Pictures stay out of your copy, but everything else in the records below must be repeated exactly.

########################################

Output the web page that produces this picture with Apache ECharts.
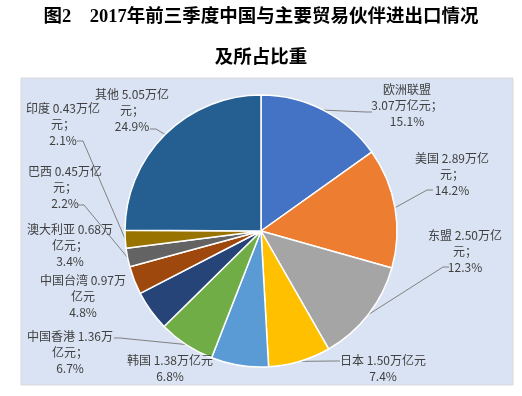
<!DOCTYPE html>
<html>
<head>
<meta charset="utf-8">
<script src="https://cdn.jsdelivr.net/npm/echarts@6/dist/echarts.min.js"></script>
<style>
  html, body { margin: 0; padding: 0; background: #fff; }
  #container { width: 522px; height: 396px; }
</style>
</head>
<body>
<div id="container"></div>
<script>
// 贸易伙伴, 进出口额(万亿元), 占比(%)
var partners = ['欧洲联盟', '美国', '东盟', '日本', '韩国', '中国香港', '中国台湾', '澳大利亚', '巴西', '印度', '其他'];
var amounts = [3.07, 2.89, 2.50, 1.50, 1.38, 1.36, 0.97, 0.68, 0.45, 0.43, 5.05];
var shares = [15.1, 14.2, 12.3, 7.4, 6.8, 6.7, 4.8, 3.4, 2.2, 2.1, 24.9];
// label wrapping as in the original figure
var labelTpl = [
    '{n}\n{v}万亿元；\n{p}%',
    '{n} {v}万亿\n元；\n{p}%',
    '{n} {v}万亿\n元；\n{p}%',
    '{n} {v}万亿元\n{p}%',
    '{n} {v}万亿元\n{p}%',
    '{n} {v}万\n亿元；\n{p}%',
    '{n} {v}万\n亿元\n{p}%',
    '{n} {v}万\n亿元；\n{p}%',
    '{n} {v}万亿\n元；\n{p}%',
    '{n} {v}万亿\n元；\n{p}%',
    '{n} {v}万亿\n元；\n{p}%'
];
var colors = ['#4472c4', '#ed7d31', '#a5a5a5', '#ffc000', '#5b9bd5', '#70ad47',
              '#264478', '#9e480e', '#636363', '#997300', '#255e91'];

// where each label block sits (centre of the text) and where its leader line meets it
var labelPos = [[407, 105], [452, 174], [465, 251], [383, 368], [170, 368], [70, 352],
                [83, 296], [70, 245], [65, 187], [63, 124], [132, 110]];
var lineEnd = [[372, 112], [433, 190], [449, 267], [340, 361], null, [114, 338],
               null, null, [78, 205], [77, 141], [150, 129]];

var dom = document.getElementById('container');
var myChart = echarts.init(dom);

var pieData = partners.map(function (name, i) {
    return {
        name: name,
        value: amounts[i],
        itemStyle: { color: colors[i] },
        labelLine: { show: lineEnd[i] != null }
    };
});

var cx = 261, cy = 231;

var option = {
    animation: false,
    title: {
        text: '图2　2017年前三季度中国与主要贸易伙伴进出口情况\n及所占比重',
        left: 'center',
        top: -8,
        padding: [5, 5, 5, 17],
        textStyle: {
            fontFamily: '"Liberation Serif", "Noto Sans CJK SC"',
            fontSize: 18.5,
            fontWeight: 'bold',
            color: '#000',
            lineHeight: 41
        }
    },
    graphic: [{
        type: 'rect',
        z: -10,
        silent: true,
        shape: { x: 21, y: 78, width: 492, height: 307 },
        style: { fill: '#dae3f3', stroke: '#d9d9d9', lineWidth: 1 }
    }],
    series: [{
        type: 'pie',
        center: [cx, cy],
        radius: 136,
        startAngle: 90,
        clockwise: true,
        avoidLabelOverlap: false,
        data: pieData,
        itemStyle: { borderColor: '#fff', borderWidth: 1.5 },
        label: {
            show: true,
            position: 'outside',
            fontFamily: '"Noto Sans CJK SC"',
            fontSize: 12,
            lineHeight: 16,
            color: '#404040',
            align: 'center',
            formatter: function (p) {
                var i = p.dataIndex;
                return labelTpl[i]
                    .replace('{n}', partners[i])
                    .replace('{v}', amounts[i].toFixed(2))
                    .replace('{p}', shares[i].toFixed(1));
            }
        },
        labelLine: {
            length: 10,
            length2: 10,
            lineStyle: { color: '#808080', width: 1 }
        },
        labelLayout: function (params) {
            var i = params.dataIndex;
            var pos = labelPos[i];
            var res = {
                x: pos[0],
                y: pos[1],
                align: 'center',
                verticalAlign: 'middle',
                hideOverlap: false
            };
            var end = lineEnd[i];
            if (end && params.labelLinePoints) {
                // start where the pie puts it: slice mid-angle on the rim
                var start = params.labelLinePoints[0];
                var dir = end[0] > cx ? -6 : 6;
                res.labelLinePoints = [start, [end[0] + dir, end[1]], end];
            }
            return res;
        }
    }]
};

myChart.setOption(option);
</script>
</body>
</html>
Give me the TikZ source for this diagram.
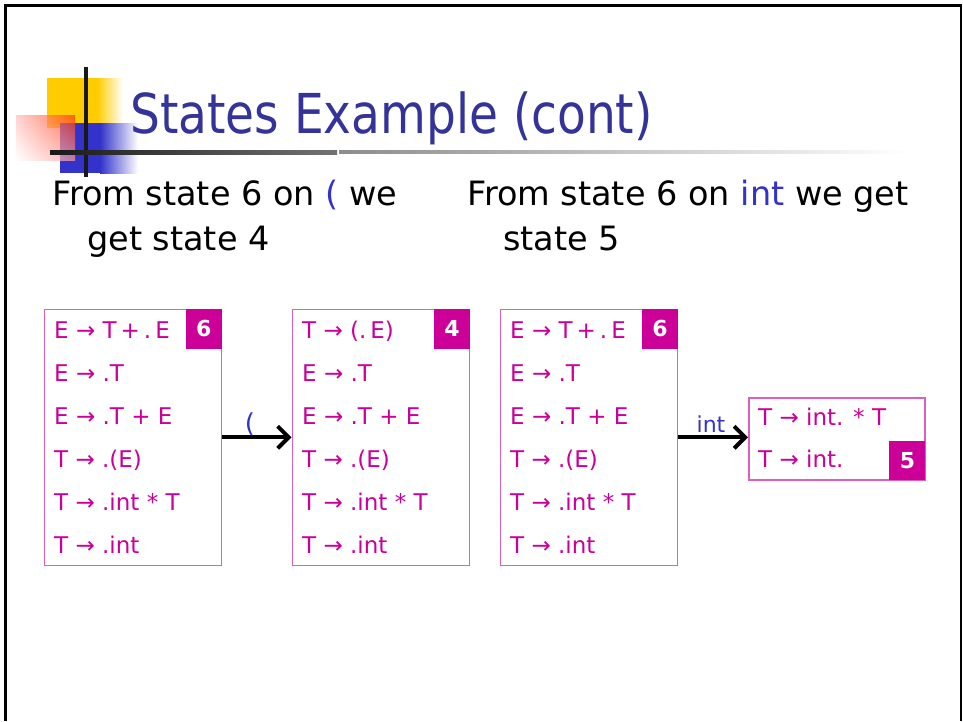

########################################

## CORRECT RESULT
Output the web page that produces this picture with Apache ECharts.
<!DOCTYPE html>
<html>
<head>
<meta charset="utf-8">
<script src="https://cdn.jsdelivr.net/npm/echarts@6/dist/echarts.min.js"></script>
<style>
  html, body { margin: 0; padding: 0; background: #fff; }
  #container { width: 522px; height: 396px; }
</style>
</head>
<body>
<div id="container"></div>
<script>
// 贸易伙伴, 进出口额(万亿元), 占比(%)
var partners = ['欧洲联盟', '美国', '东盟', '日本', '韩国', '中国香港', '中国台湾', '澳大利亚', '巴西', '印度', '其他'];
var amounts = [3.07, 2.89, 2.50, 1.50, 1.38, 1.36, 0.97, 0.68, 0.45, 0.43, 5.05];
var shares = [15.1, 14.2, 12.3, 7.4, 6.8, 6.7, 4.8, 3.4, 2.2, 2.1, 24.9];
// label wrapping as in the original figure
var labelTpl = [
    '{n}\n{v}万亿元；\n{p}%',
    '{n} {v}万亿\n元；\n{p}%',
    '{n} {v}万亿\n元；\n{p}%',
    '{n} {v}万亿元\n{p}%',
    '{n} {v}万亿元\n{p}%',
    '{n} {v}万\n亿元；\n{p}%',
    '{n} {v}万\n亿元\n{p}%',
    '{n} {v}万\n亿元；\n{p}%',
    '{n} {v}万亿\n元；\n{p}%',
    '{n} {v}万亿\n元；\n{p}%',
    '{n} {v}万亿\n元；\n{p}%'
];
var colors = ['#4472c4', '#ed7d31', '#a5a5a5', '#ffc000', '#5b9bd5', '#70ad47',
              '#264478', '#9e480e', '#636363', '#997300', '#255e91'];

// where each label block sits (centre of the text) and where its leader line meets it
var labelPos = [[407, 105], [452, 174], [465, 251], [383, 368], [170, 368], [70, 352],
                [83, 296], [70, 245], [65, 187], [63, 124], [132, 110]];
var lineEnd = [[372, 112], [433, 190], [449, 267], [340, 361], null, [114, 338],
               null, null, [78, 205], [77, 141], [150, 129]];

var dom = document.getElementById('container');
var myChart = echarts.init(dom);

var pieData = partners.map(function (name, i) {
    return {
        name: name,
        value: amounts[i],
        itemStyle: { color: colors[i] },
        labelLine: { show: lineEnd[i] != null }
    };
});

var cx = 261, cy = 231;

var option = {
    animation: false,
    title: {
        text: '图2　2017年前三季度中国与主要贸易伙伴进出口情况\n及所占比重',
        left: 'center',
        top: -8,
        padding: [5, 5, 5, 17],
        textStyle: {
            fontFamily: '"Liberation Serif", "Noto Sans CJK SC"',
            fontSize: 18.5,
            fontWeight: 'bold',
            color: '#000',
            lineHeight: 41
        }
    },
    graphic: [{
        type: 'rect',
        z: -10,
        silent: true,
        shape: { x: 21, y: 78, width: 492, height: 307 },
        style: { fill: '#dae3f3', stroke: '#d9d9d9', lineWidth: 1 }
    }],
    series: [{
        type: 'pie',
        center: [cx, cy],
        radius: 136,
        startAngle: 90,
        clockwise: true,
        avoidLabelOverlap: false,
        data: pieData,
        itemStyle: { borderColor: '#fff', borderWidth: 1.5 },
        label: {
            show: true,
            position: 'outside',
            fontFamily: '"Noto Sans CJK SC"',
            fontSize: 12,
            lineHeight: 16,
            color: '#404040',
            align: 'center',
            formatter: function (p) {
                var i = p.dataIndex;
                return labelTpl[i]
                    .replace('{n}', partners[i])
                    .replace('{v}', amounts[i].toFixed(2))
                    .replace('{p}', shares[i].toFixed(1));
            }
        },
        labelLine: {
            length: 10,
            length2: 10,
            lineStyle: { color: '#808080', width: 1 }
        },
        labelLayout: function (params) {
            var i = params.dataIndex;
            var pos = labelPos[i];
            var res = {
                x: pos[0],
                y: pos[1],
                align: 'center',
                verticalAlign: 'middle',
                hideOverlap: false
            };
            var end = lineEnd[i];
            if (end && params.labelLinePoints) {
                // start where the pie puts it: slice mid-angle on the rim
                var start = params.labelLinePoints[0];
                var dir = end[0] > cx ? -6 : 6;
                res.labelLinePoints = [start, [end[0] + dir, end[1]], end];
            }
            return res;
        }
    }]
};

myChart.setOption(option);
</script>
</body>
</html>
Give me the TikZ source for this diagram.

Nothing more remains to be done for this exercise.